With regard to the debt dynamics one may bet that with the maintenance of primary surplus at the level the Brazilian government has maintained, coupled with real basic interest rates in the 8 percent to 9 percent range and growth rate in excess of 3 percent, naturally the public debt to GDP ratio will decrease in the following years. It will necessarily become easier to keep the primary surplus with less pressure and less sacrifice than was necessary last year.

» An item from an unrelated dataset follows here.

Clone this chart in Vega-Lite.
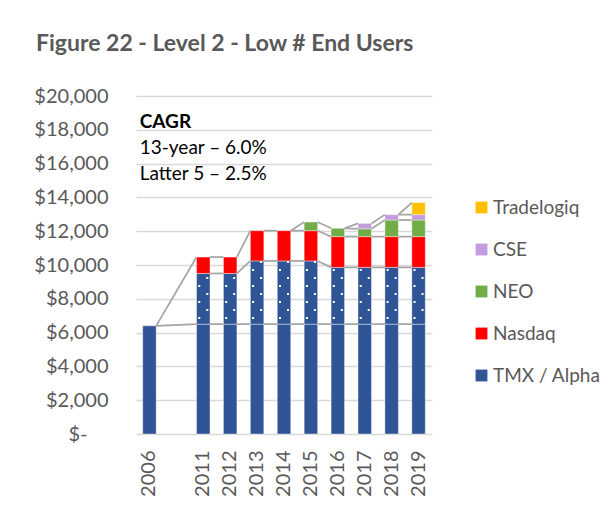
{
  "$schema": "https://vega.github.io/schema/vega-lite/v6.json",
  "width": 296,
  "height": 338,
  "autosize": {"type": "none"},
  "padding": {"left": 136, "top": 96, "right": 182, "bottom": 76},
  "background": "white",
  "title": {
    "text": "Figure 22 - Level 2 - Low # End Users",
    "anchor": "start",
    "frame": "group",
    "dx": -100,
    "offset": 12,
    "baseline": "alphabetic",
    "fontSize": 23,
    "font": "Lato",
    "fontWeight": "bold",
    "color": "#595959"
  },
  "config": {
    "view": {"stroke": null},
    "axis": {"labelFont": "Lato", "labelColor": "#595959", "labelFontSize": 20},
    "axisY": {"labelOverlap": false},
    "axisX": {"labelOverlap": false}
  },
  "datasets": {
    "bars": [
      {"year": "2006", "series": "TMX / Alpha", "part": "base", "k": 0, "value": 6400},
      {"year": "2011", "series": "TMX / Alpha", "part": "base", "k": 0, "value": 6500},
      {"year": "2011", "series": "TMX / Alpha", "part": "dot", "k": 1, "value": 3000},
      {"year": "2011", "series": "Nasdaq", "part": "main", "k": 2, "value": 970},
      {"year": "2012", "series": "TMX / Alpha", "part": "base", "k": 0, "value": 6500},
      {"year": "2012", "series": "TMX / Alpha", "part": "dot", "k": 1, "value": 3000},
      {"year": "2012", "series": "Nasdaq", "part": "main", "k": 2, "value": 970},
      {"year": "2013", "series": "TMX / Alpha", "part": "base", "k": 0, "value": 6500},
      {"year": "2013", "series": "TMX / Alpha", "part": "dot", "k": 1, "value": 3740},
      {"year": "2013", "series": "Nasdaq", "part": "main", "k": 2, "value": 1790},
      {"year": "2014", "series": "TMX / Alpha", "part": "base", "k": 0, "value": 6500},
      {"year": "2014", "series": "TMX / Alpha", "part": "dot", "k": 1, "value": 3740},
      {"year": "2014", "series": "Nasdaq", "part": "main", "k": 2, "value": 1790},
      {"year": "2015", "series": "TMX / Alpha", "part": "base", "k": 0, "value": 6500},
      {"year": "2015", "series": "TMX / Alpha", "part": "dot", "k": 1, "value": 3740},
      {"year": "2015", "series": "Nasdaq", "part": "main", "k": 2, "value": 1790},
      {"year": "2015", "series": "NEO", "part": "main", "k": 3, "value": 510},
      {"year": "2016", "series": "TMX / Alpha", "part": "base", "k": 0, "value": 6500},
      {"year": "2016", "series": "TMX / Alpha", "part": "dot", "k": 1, "value": 3360},
      {"year": "2016", "series": "Nasdaq", "part": "main", "k": 2, "value": 1820},
      {"year": "2016", "series": "NEO", "part": "main", "k": 3, "value": 490},
      {"year": "2017", "series": "TMX / Alpha", "part": "base", "k": 0, "value": 6500},
      {"year": "2017", "series": "TMX / Alpha", "part": "dot", "k": 1, "value": 3360},
      {"year": "2017", "series": "Nasdaq", "part": "main", "k": 2, "value": 1820},
      {"year": "2017", "series": "NEO", "part": "main", "k": 3, "value": 460},
      {"year": "2017", "series": "CSE", "part": "main", "k": 4, "value": 320},
      {"year": "2018", "series": "TMX / Alpha", "part": "base", "k": 0, "value": 6500},
      {"year": "2018", "series": "TMX / Alpha", "part": "dot", "k": 1, "value": 3360},
      {"year": "2018", "series": "Nasdaq", "part": "main", "k": 2, "value": 1820},
      {"year": "2018", "series": "NEO", "part": "main", "k": 3, "value": 980},
      {"year": "2018", "series": "CSE", "part": "main", "k": 4, "value": 320},
      {"year": "2019", "series": "TMX / Alpha", "part": "base", "k": 0, "value": 6500},
      {"year": "2019", "series": "TMX / Alpha", "part": "dot", "k": 1, "value": 3360},
      {"year": "2019", "series": "Nasdaq", "part": "main", "k": 2, "value": 1820},
      {"year": "2019", "series": "NEO", "part": "main", "k": 3, "value": 980},
      {"year": "2019", "series": "CSE", "part": "main", "k": 4, "value": 320},
      {"year": "2019", "series": "Tradelogiq", "part": "main", "k": 5, "value": 710}
    ],
    "lines": [
      {"from": "2006", "to": "2011", "a": 6400, "b": 6500},
      {"from": "2006", "to": "2011", "a": 6400, "b": 10470},
      {"from": "2011", "to": "2012", "a": 6500, "b": 6500},
      {"from": "2011", "to": "2012", "a": 9500, "b": 9500},
      {"from": "2011", "to": "2012", "a": 10470, "b": 10470},
      {"from": "2012", "to": "2013", "a": 6500, "b": 6500},
      {"from": "2012", "to": "2013", "a": 9500, "b": 10240},
      {"from": "2012", "to": "2013", "a": 10470, "b": 12030},
      {"from": "2013", "to": "2014", "a": 6500, "b": 6500},
      {"from": "2013", "to": "2014", "a": 10240, "b": 10240},
      {"from": "2013", "to": "2014", "a": 12030, "b": 12030},
      {"from": "2014", "to": "2015", "a": 6500, "b": 6500},
      {"from": "2014", "to": "2015", "a": 10240, "b": 10240},
      {"from": "2014", "to": "2015", "a": 12030, "b": 12030},
      {"from": "2014", "to": "2015", "a": 12030, "b": 12540},
      {"from": "2015", "to": "2016", "a": 6500, "b": 6500},
      {"from": "2015", "to": "2016", "a": 10240, "b": 9860},
      {"from": "2015", "to": "2016", "a": 12030, "b": 11680},
      {"from": "2015", "to": "2016", "a": 12540, "b": 12170},
      {"from": "2016", "to": "2017", "a": 6500, "b": 6500},
      {"from": "2016", "to": "2017", "a": 9860, "b": 9860},
      {"from": "2016", "to": "2017", "a": 11680, "b": 11680},
      {"from": "2016", "to": "2017", "a": 12170, "b": 12140},
      {"from": "2016", "to": "2017", "a": 12170, "b": 12460},
      {"from": "2017", "to": "2018", "a": 6500, "b": 6500},
      {"from": "2017", "to": "2018", "a": 9860, "b": 9860},
      {"from": "2017", "to": "2018", "a": 11680, "b": 11680},
      {"from": "2017", "to": "2018", "a": 12140, "b": 12660},
      {"from": "2017", "to": "2018", "a": 12460, "b": 12980},
      {"from": "2018", "to": "2019", "a": 6500, "b": 6500},
      {"from": "2018", "to": "2019", "a": 9860, "b": 9860},
      {"from": "2018", "to": "2019", "a": 11680, "b": 11680},
      {"from": "2018", "to": "2019", "a": 12660, "b": 12660},
      {"from": "2018", "to": "2019", "a": 12980, "b": 12980},
      {"from": "2018", "to": "2019", "a": 12980, "b": 13690}
    ],
    "notes": [
      {"note": "CAGR"},
      {"note": "13-year – 6.0%"},
      {"note": "Latter 5 – 2.5%"}
    ]
  },
  "layer": [
    {
      "data": {"name": "bars"},
      "transform": [
        {"stack": "value", "groupby": ["year"], "sort": [{"field": "k", "order": "ascending"}], "as": ["v0", "v1"]}
      ],
      "mark": {"type": "bar", "stroke": "#ffffff", "strokeWidth": 0.75, "strokeOpacity": 0.5},
      "encoding": {
        "x": {
          "field": "year",
          "type": "nominal",
          "scale": {
            "type": "band",
            "domain": ["2006", " ", "2011", "2012", "2013", "2014", "2015", "2016", "2017", "2018", "2019"],
            "paddingInner": 0.5,
            "paddingOuter": 0.25
          },
          "axis": {"title": null, "labelAngle": -90, "labelPadding": 16, "ticks": false, "domain": false, "grid": false, "labelOverlap": false}
        },
        "y": {
          "field": "v0",
          "type": "quantitative",
          "scale": {"domain": [0, 20000]},
          "axis": {
            "title": null,
            "values": [0, 2000, 4000, 6000, 8000, 10000, 12000, 14000, 16000, 18000, 20000],
            "tickCount": 11,
            "labelExpr": "datum.value == 0 ? '$-' : '$' + format(datum.value, ',')",
            "labelOverlap": false,
            "labelFlush": false,
            "grid": true,
            "gridColor": "#D9D9D9",
            "gridWidth": 1.5,
            "ticks": false,
            "domain": false,
            "labelPadding": {"condition": {"test": "datum.value == 0", "value": 49}, "value": 28}
          }
        },
        "y2": {"field": "v1"},
        "color": {
          "field": "series",
          "type": "nominal",
          "scale": {
            "domain": ["Tradelogiq", "CSE", "NEO", "Nasdaq", "TMX / Alpha"],
            "range": ["#FFC000", "#C49BDE", "#70AD47", "#FF0000", "#2F5597"]
          },
          "legend": {
            "orient": "none",
            "legendX": 336,
            "legendY": 102,
            "title": null,
            "padding": 0,
            "symbolType": "square",
            "symbolSize": 140,
            "symbolStrokeWidth": 0,
            "labelFont": "Lato",
            "labelFontSize": 19,
            "labelColor": "#595959",
            "labelOffset": 2,
            "rowPadding": 22
          }
        }
      }
    },
    {
      "data": {"name": "bars"},
      "transform": [
        {"stack": "value", "groupby": ["year"], "sort": [{"field": "k", "order": "ascending"}], "as": ["v0", "v1"]},
        {"filter": "datum.part == 'dot'"}
      ],
      "mark": {"type": "rule", "color": "#ffffff", "strokeWidth": 2, "strokeDash": [2, 14], "strokeDashOffset": 10.8, "strokeCap": "butt", "xOffset": -4},
      "encoding": {
        "x": {"field": "year", "type": "nominal"},
        "y": {"field": "v0", "type": "quantitative"},
        "y2": {"field": "v1"}
      }
    },
    {
      "data": {"name": "bars"},
      "transform": [
        {"stack": "value", "groupby": ["year"], "sort": [{"field": "k", "order": "ascending"}], "as": ["v0", "v1"]},
        {"filter": "datum.part == 'dot'"}
      ],
      "mark": {"type": "rule", "color": "#ffffff", "strokeWidth": 2, "strokeDash": [2, 14], "strokeDashOffset": 2.8, "strokeCap": "butt", "xOffset": 4},
      "encoding": {
        "x": {"field": "year", "type": "nominal"},
        "y": {"field": "v0", "type": "quantitative"},
        "y2": {"field": "v1"}
      }
    },
    {
      "data": {"name": "lines"},
      "mark": {"type": "rule", "color": "#A5A5A5", "strokeWidth": 1.75},
      "encoding": {
        "x": {"field": "from", "type": "nominal", "bandPosition": 1},
        "x2": {"field": "to", "bandPosition": 0},
        "y": {"field": "a", "type": "quantitative"},
        "y2": {"field": "b"}
      }
    },
    {
      "data": {"name": "notes"},
      "transform": [{"filter": "datum.note == 'CAGR'"}],
      "mark": {"type": "text", "align": "left", "baseline": "middle", "font": "Lato", "fontSize": 19, "fontWeight": "bold", "color": "#000000", "dx": -3},
      "encoding": {
        "x": {"datum": "2006", "bandPosition": 0},
        "y": {"datum": 18460},
        "text": {"field": "note"}
      }
    },
    {
      "data": {"name": "notes"},
      "transform": [{"filter": "datum.note == '13-year – 6.0%'"}],
      "mark": {"type": "text", "align": "left", "baseline": "middle", "font": "Lato", "fontSize": 19, "color": "#000000", "dx": -3},
      "encoding": {
        "x": {"datum": "2006", "bandPosition": 0},
        "y": {"datum": 16920},
        "text": {"field": "note"}
      }
    },
    {
      "data": {"name": "notes"},
      "transform": [{"filter": "datum.note == 'Latter 5 – 2.5%'"}],
      "mark": {"type": "text", "align": "left", "baseline": "middle", "font": "Lato", "fontSize": 19, "color": "#000000", "dx": -3},
      "encoding": {
        "x": {"datum": "2006", "bandPosition": 0},
        "y": {"datum": 15383},
        "text": {"field": "note"}
      }
    }
  ]
}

Has Brazil come back to where it was before the last crisis? I think not. In 2000 the real interest rate reached a valley of 10 percent in real terms, inflation was close to the target, and the economy grew at 4 percent. Now, we have a higher primary surplus; the public debt to GDP ratio started to climb and inflation is close to it target. Moreover, the trade surplus and balance of payments situation is now better than it was in 2000. The structural change has manifested itself in the improvement of the trade surplus. Markets are pricing these factors into account, so we are not back to where we were before the crisis.
The government has promised to couple macroeconomic responsibility with social responsibility. There are many challenges to be faced: the fiscal sustainability will not be solved by panaceas. There are many reasons to believe that growth will be easier in the next year, and that will reinforce the willingness of the government to go ahead with further structural reforms.
AEI Intern Jason Fill prepared this summary.